Ekleme Tarihi: 09 Ekim 2025 -Perşembe

Gazze Soykırımı, Neden Bu Bedeli Ödedik?

“9 Ekim 2025, uzun müzakereler sonrası İsrail ile Hamas arasında ateşkes anlaşmasının ilk aşaması resmen yürürlüğe girdi. Anlaşma; esir takası, insani yardımın girişi ve çatışmaların durdurulmasını içeriyor.” 

Gazze'deki enkazın ve gözyaşının ortasında bir çığlık gibi yankılanan şu soru: “Eğer burada durup daha ileri gitmeyeceksek, niçin bu noktaya kadar geldik?”

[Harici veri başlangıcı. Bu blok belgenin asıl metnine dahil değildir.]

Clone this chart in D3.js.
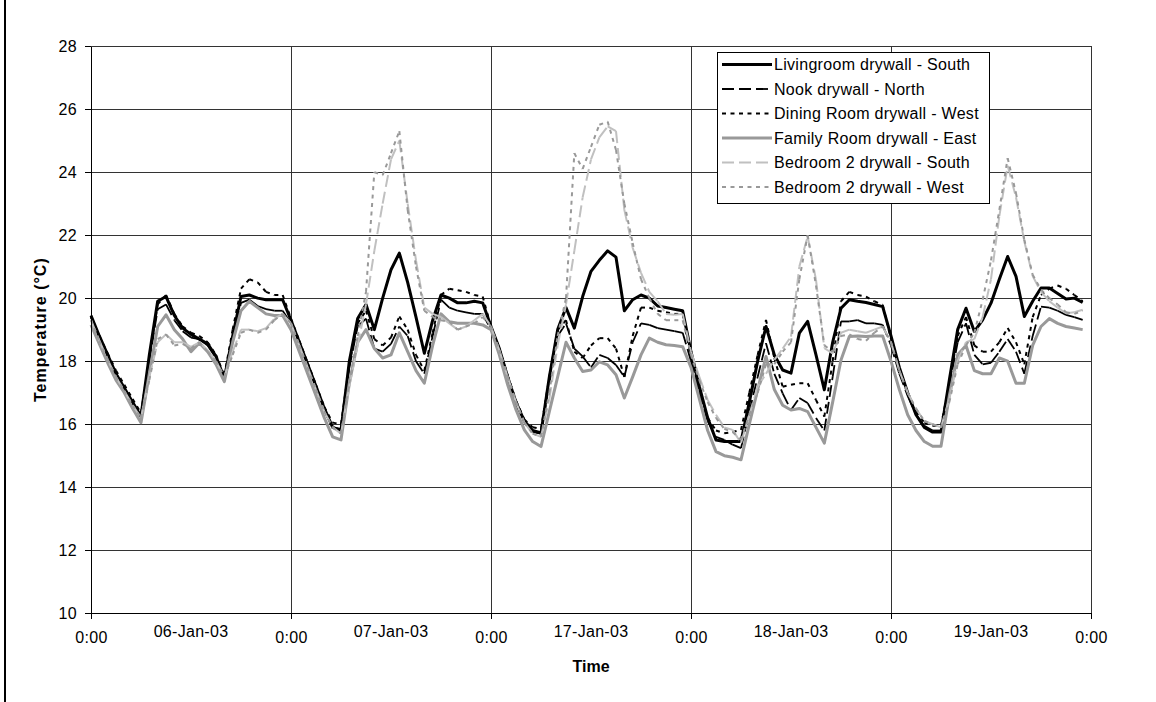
<!DOCTYPE html>
<html>
<head>
<meta charset="utf-8">
<script src="https://cdn.jsdelivr.net/npm/d3@7"></script>
<style>
  body { margin: 0; background: #fff; }
  svg { display: block; font-family: "Liberation Sans", Arial, sans-serif; }
</style>
</head>
<body>
<div id="wrapper"></div>
<script>
// hourly readings, 24 per day, five days
const dayLabels = ["06-Jan-03", "07-Jan-03", "17-Jan-03", "18-Jan-03", "19-Jan-03"]
const yTicks = [10, 12, 14, 16, 18, 20, 22, 24, 26, 28]

const livingroom = [
  19.45, 18.8, 18.2, 17.6, 17.15, 16.7, 16.25, 18.2, 19.9, 20.05, 19.45, 19.05, 18.85, 18.7, 18.55, 18.15, 17.46, 18.8, 20.05, 20.1, 20.0, 19.95, 19.95, 19.95,
  19.3, 18.6, 17.9, 17.2, 16.5, 15.9, 15.8, 18.0, 19.35, 19.8, 19.0, 20.0, 20.9, 21.43, 20.5, 19.4, 18.25, 19.3, 20.1, 20.0, 19.85, 19.85, 19.9, 19.85,
  19.1, 18.4, 17.5, 16.7, 16.1, 15.8, 15.72, 17.5, 19.0, 19.7, 19.05, 20.05, 20.85, 21.2, 21.5, 21.3, 19.6, 19.95, 20.1, 20.0, 19.75, 19.7, 19.65, 19.6,
  18.3, 17.2, 16.2, 15.5, 15.45, 15.45, 15.45, 16.7, 18.0, 19.1, 18.2, 17.72, 17.62, 18.89, 19.26, 18.2, 17.09, 18.6, 19.68, 19.95, 19.9, 19.86, 19.8, 19.73,
  18.8, 17.8, 17.0, 16.3, 15.9, 15.75, 15.75, 17.4, 19.0, 19.68, 18.94, 19.31, 19.84, 20.6, 21.32, 20.69, 19.42, 19.9, 20.32, 20.32, 20.15, 19.97, 20.0, 19.86
]
const nook = [
  19.4, 18.75, 18.15, 17.6, 17.1, 16.65, 16.2, 18.0, 19.65, 19.8, 19.3, 18.95, 18.75, 18.7, 18.5, 18.1, 17.45, 18.7, 19.85, 19.95, 19.75, 19.65, 19.6, 19.6,
  19.2, 18.5, 17.8, 17.1, 16.4, 15.9, 15.85, 17.8, 19.1, 19.35, 18.4, 18.3, 18.55, 19.1, 18.8, 18.0, 17.6, 18.8, 19.95, 19.7, 19.6, 19.55, 19.5, 19.5,
  19.0, 18.3, 17.45, 16.65, 16.05, 15.75, 15.7, 17.3, 18.8, 19.2, 18.4, 18.15, 17.8, 18.2, 18.1, 17.88, 17.5, 18.6, 19.2, 19.15, 19.05, 19.0, 18.95, 18.9,
  18.0, 17.0, 16.1, 15.6, 15.5, 15.35, 15.24, 16.4, 17.5, 18.57, 17.6, 16.98, 16.45, 16.83, 16.67, 16.2, 15.8, 17.5, 19.26, 19.26, 19.3, 19.2, 19.2, 19.15,
  18.5, 17.6, 16.9, 16.3, 15.95, 15.8, 15.8, 17.2, 18.6, 19.2, 18.2, 17.9, 17.95, 18.3, 18.7, 18.3, 17.6, 18.8, 19.73, 19.7, 19.6, 19.47, 19.4, 19.31
]
const dining = [
  19.4, 18.8, 18.25, 17.7, 17.25, 16.8, 16.35, 18.1, 19.8, 20.1, 19.5, 19.1, 18.9, 18.8, 18.6, 18.2, 17.55, 19.0, 20.3, 20.6, 20.5, 20.2, 20.1, 20.1,
  19.35, 18.65, 17.95, 17.25, 16.55, 16.05, 16.0, 17.9, 19.2, 19.6, 18.7, 18.5, 18.75, 19.42, 19.0, 18.2, 17.7, 18.9, 20.1, 20.3, 20.25, 20.2, 20.1, 20.05,
  19.1, 18.4, 17.55, 16.75, 16.15, 15.9, 15.85, 17.5, 19.0, 19.3, 18.3, 18.1, 18.5, 18.73, 18.73, 18.4, 17.5, 18.8, 19.7, 19.7, 19.6, 19.55, 19.5, 19.5,
  18.1, 17.1, 16.2, 15.8, 15.71, 15.75, 15.82, 17.0, 18.2, 19.31, 18.1, 17.19, 17.25, 17.3, 17.3, 16.77, 16.24, 18.0, 19.9, 20.2, 20.1, 20.05, 19.9, 19.79,
  18.7, 17.7, 17.0, 16.4, 16.05, 15.95, 15.95, 17.3, 18.8, 19.4, 18.5, 18.3, 18.3, 18.6, 19.05, 18.6, 17.9, 19.4, 20.1, 20.3, 20.4, 20.3, 20.1, 19.9
]
const family = [
  19.15, 18.55, 17.95, 17.4, 17.0, 16.5, 16.05, 17.6, 19.1, 19.47, 19.0, 18.7, 18.3, 18.58, 18.3, 17.9, 17.35, 18.6, 19.6, 19.9, 19.7, 19.5, 19.45, 19.45,
  19.0, 18.3, 17.6, 16.9, 16.2, 15.6, 15.5, 17.3, 18.6, 19.0, 18.4, 18.1, 18.2, 18.9, 18.3, 17.7, 17.3, 18.5, 19.5, 19.25, 19.2, 19.2, 19.2, 19.15,
  19.0, 18.2, 17.25, 16.46, 15.82, 15.45, 15.29, 16.4, 17.5, 18.6, 18.1, 17.67, 17.72, 17.98, 17.88, 17.57, 16.83, 17.5, 18.2, 18.73, 18.6, 18.52, 18.5, 18.46,
  17.8, 16.8, 15.8, 15.13, 15.0, 14.95, 14.87, 16.0, 17.1, 18.15, 17.1, 16.6, 16.45, 16.5, 16.4, 15.9, 15.4, 16.7, 18.04, 18.78, 18.8, 18.78, 18.8, 18.8,
  18.0, 17.1, 16.3, 15.8, 15.45, 15.3, 15.3, 16.9, 18.2, 18.5, 17.7, 17.6, 17.6, 18.1, 18.0, 17.3, 17.3, 18.5, 19.1, 19.35, 19.2, 19.1, 19.05, 19.0
]
const bedSouth = [
  19.3, 18.65, 18.05, 17.5, 17.05, 16.6, 16.2, 17.5, 18.6, 18.85, 18.6, 18.6, 18.45, 18.6, 18.35, 18.0, 17.5, 18.3, 19.0, 19.0, 18.95, 19.05, 19.35, 19.5,
  19.2, 18.5, 17.8, 17.1, 16.4, 15.9, 15.7, 17.2, 18.5, 19.8, 21.5, 23.0, 24.4, 25.0, 23.0, 21.2, 19.7, 19.5, 19.4, 19.2, 19.0, 19.1, 19.3, 19.5,
  19.1, 18.35, 17.5, 16.7, 16.05, 15.7, 15.6, 16.8, 18.5, 19.8, 21.5, 23.2, 24.4, 25.1, 25.45, 25.3, 22.8, 21.6, 20.8, 20.2, 19.9, 19.5, 19.47, 19.5,
  18.3, 17.5, 16.77, 16.3, 15.9, 15.82, 15.4, 16.3, 17.19, 17.6, 18.04, 18.4, 18.78, 21.0, 21.96, 20.58, 18.41, 18.25, 18.9, 19.0, 18.95, 18.9, 19.0, 19.1,
  18.6, 17.7, 17.0, 16.5, 16.1, 16.0, 15.9, 16.8, 18.0, 18.6, 18.7, 19.4, 20.6, 22.6, 24.2, 23.2, 21.8, 20.7, 20.2, 19.9, 19.7, 19.52, 19.55, 19.63
]
const bedWest = [
  19.3, 18.65, 18.05, 17.5, 17.05, 16.6, 16.2, 17.4, 18.7, 18.85, 18.5, 18.55, 18.4, 18.6, 18.3, 18.0, 17.5, 18.2, 18.9, 19.0, 18.9, 19.0, 19.3, 19.5,
  19.2, 18.5, 17.8, 17.1, 16.4, 15.9, 15.7, 17.3, 18.8, 20.2, 24.0, 23.9, 24.6, 25.3, 22.8, 21.0, 19.6, 19.4, 19.3, 19.25, 19.0, 19.1, 19.2, 19.4,
  19.1, 18.35, 17.5, 16.7, 16.05, 15.7, 15.6, 17.0, 18.8, 20.0, 24.6, 24.1, 24.8, 25.5, 25.6, 24.7, 23.0, 21.75, 20.6, 20.0, 19.5, 19.3, 19.3, 19.3,
  18.2, 17.4, 16.7, 16.2, 15.85, 15.75, 15.5, 16.3, 17.0, 17.9, 17.9, 18.3, 18.6, 20.6, 22.0, 20.4, 18.5, 18.3, 18.8, 18.85, 18.7, 18.65, 18.9, 19.1,
  18.6, 17.7, 17.0, 16.5, 16.1, 16.0, 15.9, 16.7, 17.9, 18.5, 18.9, 19.95, 21.2, 22.8, 24.44, 23.33, 21.85, 20.74, 20.27, 20.0, 19.8, 19.55, 19.5, 19.6
]

const seriesNames = [
  "Livingroom drywall - South",
  "Nook drywall - North",
  "Dining Room drywall - West",
  "Family Room drywall - East",
  "Bedroom 2 drywall - South",
  "Bedroom 2 drywall - West",
]
const seriesValues = [livingroom, nook, dining, family, bedSouth, bedWest]

// line styles, excel-ish
const styles = [
  { color: "#000", width: 3, dash: null },
  { color: "#000", width: 1.8, dash: "12,5" },
  { color: "#000", width: 2, dash: "4,4.5" },
  { color: "#999", width: 3, dash: null },
  { color: "#c0c0c0", width: 2, dash: "12,5" },
  { color: "#999", width: 2, dash: "4,4.5" },
]

function drawChart() {
  const dms = {
    width: 1156,
    height: 702,
    margin: { top: 46, right: 65, bottom: 88.7, left: 91 },
  }
  dms.boundedWidth = dms.width - dms.margin.left - dms.margin.right
  dms.boundedHeight = dms.height - dms.margin.top - dms.margin.bottom

  const wrapper = d3.select("#wrapper")
    .append("svg")
    .attr("width", dms.width)
    .attr("height", dms.height)

  // frame edge on the left
  wrapper.append("line")
    .attr("x1", 5).attr("x2", 5)
    .attr("y1", 0).attr("y2", dms.height)
    .attr("stroke", "#000")
    .attr("stroke-width", 2)

  const bounds = wrapper.append("g")
    .attr("transform", `translate(${dms.margin.left}, ${dms.margin.top})`)

  const xScale = d3.scaleLinear()
    .domain([0, 120])
    .range([0, dms.boundedWidth])

  const yScale = d3.scaleLinear()
    .domain([10, 28])
    .range([dms.boundedHeight, 0])

  const dayTicks = [0, 24, 48, 72, 96, 120]
  const noonTicks = [12, 36, 60, 84, 108]

  // gridlines
  const grid = bounds.append("g")
    .attr("stroke", "#333")
    .attr("stroke-width", 1)
    .attr("shape-rendering", "crispEdges")
  grid.selectAll(".hgrid")
    .data(yTicks.slice(1))
    .join("line")
    .attr("x1", 0).attr("x2", dms.boundedWidth)
    .attr("y1", d => yScale(d)).attr("y2", d => yScale(d))
  grid.selectAll(".vgrid")
    .data(dayTicks.slice(1))
    .join("line")
    .attr("x1", d => xScale(d)).attr("x2", d => xScale(d))
    .attr("y1", 0).attr("y2", dms.boundedHeight)

  // series
  const lineGen = d3.line()
    .x(d => xScale(d[0]))
    .y(d => yScale(d[1]))

  const lines = bounds.append("g")
  seriesValues.forEach((vals, i) => {
    const st = styles[i]
    const pts = vals.map((v, h) => [h, v])
    if (!st.dash) {
      lines.append("path")
        .attr("d", lineGen(pts))
        .attr("fill", "none")
        .attr("stroke", st.color)
        .attr("stroke-width", st.width)
        .attr("stroke-linejoin", "round")
    } else {
      // excel restarts the dash pattern on every segment
      lines.append("g")
        .selectAll("path")
        .data(d3.pairs(pts))
        .join("path")
        .attr("d", d => lineGen(d))
        .attr("fill", "none")
        .attr("stroke", st.color)
        .attr("stroke-width", st.width)
        .attr("stroke-dasharray", st.dash)
    }
  })

  // axes
  const yAxis = bounds.append("g")
    .call(d3.axisLeft(yScale).tickValues(yTicks).tickSize(6).tickPadding(8).tickSizeOuter(0))
  yAxis.select(".domain").attr("stroke", "#000").attr("shape-rendering", "crispEdges")
  yAxis.selectAll(".tick line").attr("shape-rendering", "crispEdges")
  yAxis.selectAll("text")
    .style("font-size", "16px")
    .style("letter-spacing", "0.3px")
    .attr("fill", "#000")
    .attr("font-family", null)

  const xAxis = bounds.append("g")
    .attr("transform", `translate(0, ${dms.boundedHeight})`)
    .call(d3.axisBottom(xScale).tickValues(dayTicks).tickFormat(() => "0:00").tickSize(6).tickPadding(12.3).tickSizeOuter(0))
  xAxis.select(".domain").attr("stroke", "#000").attr("shape-rendering", "crispEdges")
  xAxis.selectAll(".tick line").attr("shape-rendering", "crispEdges")
  xAxis.selectAll("text")
    .style("font-size", "16px")
    .style("letter-spacing", "0.3px")
    .attr("fill", "#000")
    .attr("font-family", null)

  // date labels sit at noon of each day, a bit higher than the 0:00 ones
  bounds.append("g")
    .attr("transform", `translate(0, ${dms.boundedHeight})`)
    .selectAll("text")
    .data(noonTicks)
    .join("text")
    .attr("x", d => xScale(d))
    .attr("y", 23.7)
    .attr("text-anchor", "middle")
    .attr("fill", "#000")
    .style("font-size", "16px")
    .style("letter-spacing", "0.3px")
    .text((d, i) => dayLabels[i])

  // axis titles
  bounds.append("text")
    .attr("x", dms.boundedWidth / 2)
    .attr("y", dms.boundedHeight + 58.4)
    .attr("text-anchor", "middle")
    .style("font-size", "16px")
    .style("font-weight", "bold")
    .text("Time")

  bounds.append("text")
    .attr("transform", `translate(${-dms.margin.left + 46}, ${dms.boundedHeight / 2}) rotate(-90)`)
    .attr("text-anchor", "middle")
    .style("font-size", "16px")
    .style("font-weight", "bold")
    .style("letter-spacing", "1px")
    .text("Temperature (°C)")

  // legend
  const legend = wrapper.append("g")
    .attr("transform", "translate(717, 52)")
  legend.append("rect")
    .attr("width", 272)
    .attr("height", 151)
    .attr("fill", "#fff")
    .attr("stroke", "#000")
    .attr("shape-rendering", "crispEdges")

  const rows = legend.selectAll(".row")
    .data(seriesNames)
    .join("g")
    .attr("transform", (d, i) => `translate(0, ${12.5 + i * 24.5})`)
  rows.append("line")
    .attr("x1", 5).attr("x2", 55)
    .attr("y1", 0).attr("y2", 0)
    .attr("stroke", (d, i) => styles[i].color)
    .attr("stroke-width", (d, i) => styles[i].width)
    .attr("stroke-dasharray", (d, i) => styles[i].dash)
  rows.append("text")
    .attr("x", 57)
    .attr("y", 5.7)
    .style("font-size", "16px")
    .style("letter-spacing", "0.3px")
    .text(d => d)
}

drawChart()
</script>
</body>
</html>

7 Ekim 2023... Kimileri için bir darbe, bir isyan, bir umut kıvılcımıydı; zulüm bitecek, o görünmez demirden duvar yıkılacak sanıldı. Hamas’ın o günkü eylemi, İsrail'in yıllardır süregelen ablukasına, yerleşimci şiddetine ve Mescid-i Aksa'daki tacizlere bir yanıttı. Filistinli mahkumların serbest bırakılması, kuşatmanın kırılması gibi hedefleri vardı. Bir "oyun değiştirici" hamle yapıp, yıllardır süren acıyı görünür kılmak istediler.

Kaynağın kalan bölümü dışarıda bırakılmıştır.